Эти маленькие отрывки — это мое курение. Я пишу их, снимая с машинки листки основной работы, — написав отрывок, вновь вставляю основной листок.
Безусловно, это курение.
Если, впрочем, у них есть литературная ценность, то совершенно все равно, по какой причине они рождаются.
Что такое литературная ценность?
Примитивный взгляд видит большую ценность в «Божественной комедии», чем в стихотворении Верлена. Разумеется, это неверная оценка. Все значительно, что высказано страдающей или ликующей душой поэта, — пусть это будет всего лишь одна мысль, краска, эпитет, фантастический пассаж. Вовсе не дело поэзии давать историю нравов или местности. Я не знаю, что именно дело поэзии. Иногда это песни Петефи, иногда…
Кто-то сказал, что от искусства для вечности останется только метафора. Так оно, конечно, и есть. В этом плане мне приятно думать, что я делаю кое-что, что могло бы остаться для вечности. А почему это, в конце концов, приятно? Что такое вечность как не метафора? Ведь о неметафорической вечности мы ничего не знаем.

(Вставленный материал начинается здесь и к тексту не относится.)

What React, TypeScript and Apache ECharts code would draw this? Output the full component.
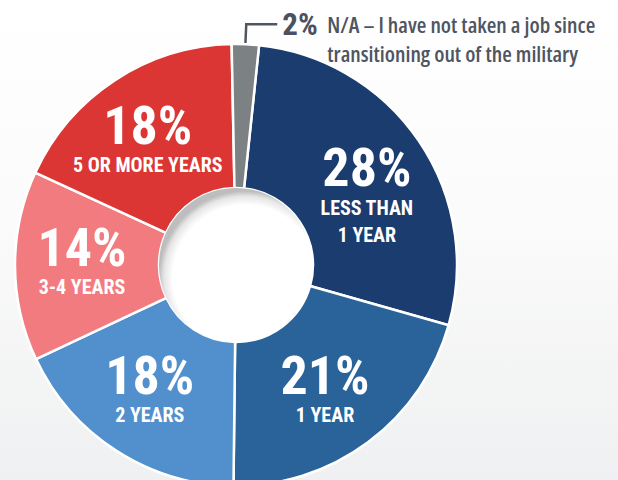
import React, { useEffect, useRef } from "react";
import * as echarts from "echarts";

const categories = [
  "LESS THAN\n1 YEAR",
  "1 YEAR",
  "2 YEARS",
  "3-4 YEARS",
  "5 OR MORE YEARS",
  "N/A – I have not taken a job since\ntransitioning out of the military",
];
const values = [28, 21, 18, 14, 18, 2];
const colors = ["#1b3c6f", "#2a6399", "#5190cd", "#f27b7f", "#db3634", "#7c8184"];

const COND = "Roboto, 'Open Sans', 'DejaVu Sans Condensed', sans-serif";
const CALLOUT = "'Open Sans', Roboto, sans-serif";

// small nudges of inside labels (layout only)
const labelShift: [number, number][] = [
  [5, 15],
  [-2, 2],
  [-4, -4],
  [-2, -5],
  [-5, 1],
  [0, 0],
];

export default function App() {
  const ref = useRef<HTMLDivElement>(null);

  useEffect(() => {
    if (!ref.current) return;
    const chart = echarts.init(ref.current, undefined, { renderer: "svg" });
    const last = values.length - 1;

    const data = values.map((v, i) => {
      const item: any = {
        value: v,
        name: categories[i],
        itemStyle: { color: colors[i] },
      };
      if (i === last) {
        item.label = {
          position: "outside",
          formatter: (p: any) => {
            const lines = String(p.name).split("\n");
            return `{pct|${p.value}%}{txt|${lines[0]}}\n{pad| }{txt|${lines[1]}}`;
          },
          width: 330,
          overflow: "none",
          align: "left",
          padding: [29, 0, 0, 0],
          distanceToLabelLine: 5,
          rich: {
            pct: {
              fontFamily: COND,
              fontWeight: "bold",
              fontSize: 31,
              color: "#4b5160",
              lineHeight: 29,
              width: 45,
              align: "left",
            },
            pad: { width: 45, lineHeight: 29, fontSize: 20, align: "left" },
            txt: {
              fontFamily: CALLOUT,
              fontWeight: 600,
              fontSize: 22,
              color: "#4f5562",
              lineHeight: 29,
              align: "left",
            },
          },
        };
        item.labelLine = {
          show: true,
          length: 20,
          length2: 31,
          lineStyle: { color: "#50565e", width: 2.5 },
        };
      }
      return item;
    });

    chart.setOption({
      animation: false,
      backgroundColor: "transparent",
      series: [
        {
          type: "pie",
          center: [236, 265],
          radius: [77, 221],
          startAngle: 84,
          clockwise: true,
          avoidLabelOverlap: false,
          itemStyle: { borderColor: "#ffffff", borderWidth: 2.5 },
          label: {
            show: true,
            position: "inside",
            formatter: (p: any) => `{pct|${p.value}%}\n{cat|${p.name}}`,
            rich: {
              pct: {
                fontFamily: COND,
                fontWeight: "bold",
                fontSize: 54,
                color: "#ffffff",
                lineHeight: 53,
                align: "center",
              },
              cat: {
                fontFamily: COND,
                fontWeight: "bold",
                fontSize: 20,
                color: "#ffffff",
                lineHeight: 27,
                align: "center",
              },
            },
          },
          labelLayout: (params: any) => {
            const s = labelShift[params.dataIndex] || [0, 0];
            return params.dataIndex === last ? {} : { dx: s[0], dy: s[1] };
          },
          labelLine: { show: false },
          emphasis: { disabled: true },
          data,
        },
        {
          type: "pie",
          center: [236, 265],
          radius: [0, 77],
          silent: true,
          label: { show: false },
          labelLine: { show: false },
          emphasis: { disabled: true },
          itemStyle: {
            color: new echarts.graphic.RadialGradient(0.56, 0.58, 0.56, [
              { offset: 0, color: "#ffffff" },
              { offset: 0.84, color: "#ffffff" },
              { offset: 0.94, color: "#e6e6e6" },
              { offset: 1, color: "#bdbdbd" },
            ]),
          },
          data: [{ value: 1, name: "hole" }],
        },
      ],
    });

    return () => chart.dispose();
  }, []);

  return (
    <div
      style={{
        position: "fixed",
        left: 0,
        top: 0,
        width: 618,
        height: 480,
        background: "linear-gradient(to bottom, #ffffff 0%, #fbfbfb 45%, #eff0f1 100%)",
      }}
    >
      <style>{`#pie-host svg text { font-stretch: condensed !important; }`}</style>
      <div id="pie-host" ref={ref} style={{ width: 618, height: 480 }} />
    </div>
  );
}
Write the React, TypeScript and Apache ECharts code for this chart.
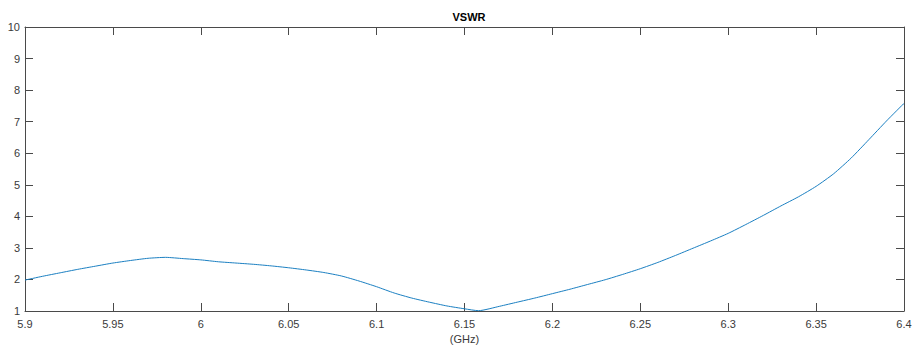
import React, { useEffect, useRef } from "react";
import * as echarts from "echarts";

const freqs = [
  5.9, 5.91, 5.92, 5.93, 5.94, 5.95, 5.96, 5.97, 5.98, 5.99,
  6.0, 6.01, 6.02, 6.03, 6.04, 6.05, 6.06, 6.07, 6.08, 6.09,
  6.1, 6.11, 6.12, 6.13, 6.14, 6.15, 6.158, 6.17, 6.18, 6.19,
  6.2, 6.21, 6.22, 6.23, 6.24, 6.25, 6.26, 6.27, 6.28, 6.29,
  6.3, 6.31, 6.32, 6.33, 6.34, 6.35, 6.36, 6.37, 6.38, 6.39, 6.4,
];
const vswr = [
  1.98, 2.1, 2.21, 2.32, 2.42, 2.52, 2.6, 2.67, 2.7, 2.66,
  2.62, 2.56, 2.52, 2.48, 2.43, 2.37, 2.3, 2.22, 2.11, 1.95,
  1.77, 1.57, 1.41, 1.28, 1.16, 1.07, 1.01, 1.15, 1.28, 1.41,
  1.55, 1.69, 1.84, 1.99, 2.16, 2.34, 2.54, 2.76, 2.99, 3.22,
  3.46, 3.74, 4.03, 4.33, 4.62, 4.95, 5.35, 5.85, 6.43, 7.02, 7.58,
];

export default function App() {
  const ref = useRef<HTMLDivElement>(null);
  useEffect(() => {
    if (!ref.current) return;
    const chart = echarts.init(ref.current, undefined, { renderer: "svg" });
    const axisColor = "#4a4a4a";
    const font = "Liberation Sans, Arial, sans-serif";
    const baseX = {
      type: "value" as const,
      min: 5.9,
      max: 6.4,
      interval: 0.05,
      axisLine: { show: true, onZero: false, lineStyle: { color: axisColor, width: 1 } },
      axisTick: { show: true, inside: true, length: 8, lineStyle: { color: axisColor } },
      splitLine: { show: false },
    };
    const baseY = {
      type: "value" as const,
      min: 1,
      max: 10,
      interval: 1,
      axisLine: { show: true, onZero: false, lineStyle: { color: axisColor, width: 1 } },
      axisTick: { show: true, inside: true, length: 8, lineStyle: { color: axisColor } },
      splitLine: { show: false },
    };
    chart.setOption({
      animation: false,
      title: {
        text: "VSWR",
        left: 464,
        textAlign: "center",
        top: 6,
        textStyle: { fontSize: 11, fontWeight: "bold", color: "#000", fontFamily: font },
      },
      grid: {
        left: 25,
        right: 8,
        top: 27,
        bottom: 39,
        containLabel: false,
        outerBoundsMode: "none",
      },
      xAxis: [
        {
          ...baseX,
          position: "bottom",
          name: "(GHz)",
          nameLocation: "middle",
          nameGap: 22,
          nameTextStyle: { fontSize: 11, color: "#3a3a3a", fontFamily: font },
          axisLabel: { show: true, margin: 7, fontSize: 11, color: "#3a3a3a", fontFamily: font },
        },
        { ...baseX, position: "top", axisLabel: { show: false } },
      ],
      yAxis: [
        {
          ...baseY,
          position: "left",
          axisLabel: { show: true, margin: 5, fontSize: 11, color: "#3a3a3a", fontFamily: font },
        },
        { ...baseY, position: "right", axisLabel: { show: false } },
      ],
      series: [
        {
          type: "line",
          data: freqs.map((f, i) => [f, vswr[i]]),
          showSymbol: false,
          smooth: 0.2,
          lineStyle: { color: "#1a7fc1", width: 1 },
          xAxisIndex: 0,
          yAxisIndex: 0,
        },
      ],
    });
    return () => chart.dispose();
  }, []);
  return (
    <div
      ref={ref}
      style={{ position: "fixed", left: 0, top: 0, width: 912, height: 350, background: "#fff" }}
    />
  );
}
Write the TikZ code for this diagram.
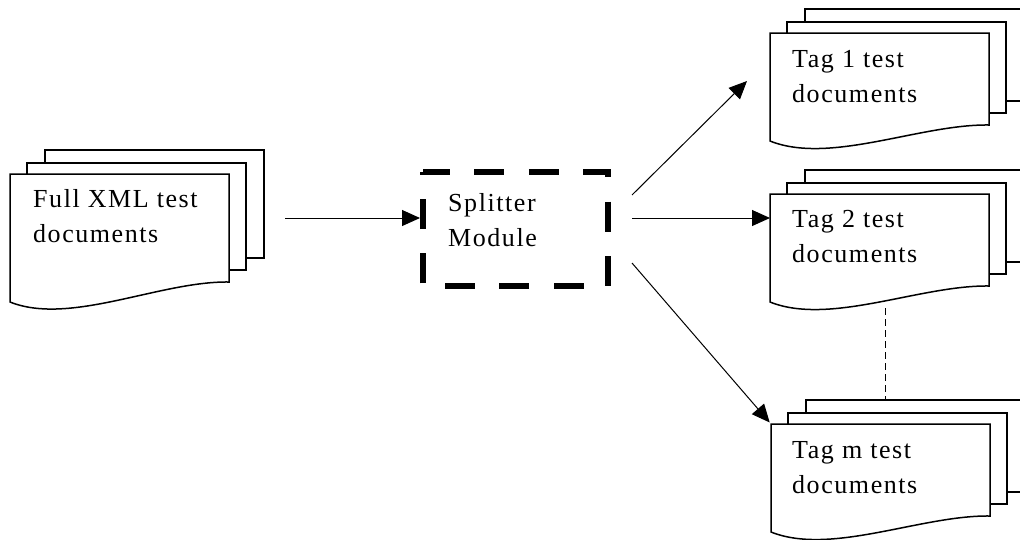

Я твердо знаю о себе, что у меня есть дар называть вещи по-иному. Иногда удается лучше, иногда хуже. Зачем этот дар — не знаю. Почему-то он нужен людям. Ребенок, услышав метафору, даже мимоходом, даже краем уха, выходит на мгновенье из игры, слушает и потом одобрительно смеется. Значит, это нужно. Мне кажется, что я называтель вещей. Даже не художник, а просто какой-то аптекарь, за-вертыватель порошков, скатыватель пилюль. Толстой, занятый моральными, или историческими, или экономическими рассуждениями, на ходу бросает краску. Я все направляю к краске.
Я помню, Катаев получал наслаждение от того, что заказывал мне подыскать метафору на тот или иной случай. Он ржал, когда это у меня получалось. С каким внутренним отзвуком именно признания, одобрения пересказывает Толстой бодлеровские «Облака», хотя и хочет показать их «никчемность». С каким также восхищением рассказывает он о «муровских» братьях Николеньки, — тоже, по существу, метафоре.